Finistère was Sollier's favourite part of Brittany, but he also spent time in the Morbihan and along the Côtes d’Armor. There he painted scenes of everyday life, which he exhibited regularly at the Salon des Artistes Français. This longstanding fidelity was rewarded by the success of his Brittany paintings both with the public and with the judges at the Salon, who awarded him a gold medal at the Exposition Internationale des Arts et Techniques (Paris) in 1937. That same year Sollier was made a committee and jury member of the Salon des Artistes Français, a distinction to match the degree of his public and official recognition.
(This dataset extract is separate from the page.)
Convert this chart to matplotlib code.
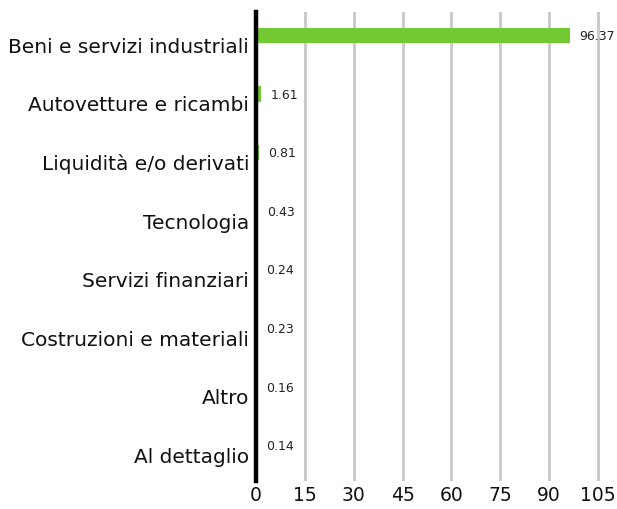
import matplotlib
matplotlib.use("Agg")
import matplotlib.pyplot as plt

categories = ["Beni e servizi industriali", "Autovetture e ricambi", "Liquidità e/o derivati",
              "Tecnologia", "Servizi finanziari", "Costruzioni e materiali", "Altro", "Al dettaglio"]
values = [96.37, 1.61, 0.81, 0.43, 0.24, 0.23, 0.16, 0.14]
xticks = [0, 15, 30, 45, 60, 75, 90, 105]

plt.rcParams['font.family'] = ['DejaVu Sans']

fig = plt.figure(figsize=(6.17, 5.10), dpi=100)
ax = fig.add_axes([0.415, 0.055, 0.9746 - 0.415, 0.9745 - 0.055])

ypos = list(range(len(categories)))
bar_y = [y - 0.1 for y in ypos]
ax.barh(bar_y, values, height=0.26, color="#72c932", zorder=3)
for y, v in zip(bar_y, values):
    ax.annotate(f"{v:.2f}", xy=(v, y), xytext=(7, 0), textcoords="offset points",
                va="center", ha="left", fontsize=9, color="#222222")

ax.set_ylim(len(categories) - 0.5, -0.5)
ax.set_xlim(0, 106)
ax.set_yticks([y + 0.05 for y in ypos])
ax.set_yticklabels(categories, fontsize=14.5, color="#111111")
ax.set_xticks(xticks)
ax.set_xticklabels([str(t) for t in xticks], fontsize=13.5, color="#111111")
ax.tick_params(axis="both", length=0)
ax.tick_params(axis="y", pad=5)
ax.tick_params(axis="x", pad=3)
ax.xaxis.grid(True, color="#c8c8c8", linewidth=2, zorder=0)
for s in ["top", "right", "bottom"]:
    ax.spines[s].set_visible(False)
ax.spines["left"].set_linewidth(3.2)
ax.spines["left"].set_color("black")
ax.spines["left"].set_zorder(4)

fig.savefig("out.png", dpi=100)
During the 1940s, without leaving Brittany, Sollier began to explore new genres and new places. He twice tried mythological painting, immediately winning the Prix James Bertrand for his Hommage à Phidias at the 1944 Salon. The following year he returned to this genre with Naissance d’Aphrodite. This departure from his Breton repertoire was continued by landscapes from the Seine-et-Marne and Burgundy, with a deliberate detour to the village of Murols in Auvergne, which had witnessed whole colonies of landscape artists, from Théodore Rousseau to Victor Charreton. He died in 1966 in Paris, brush in hand.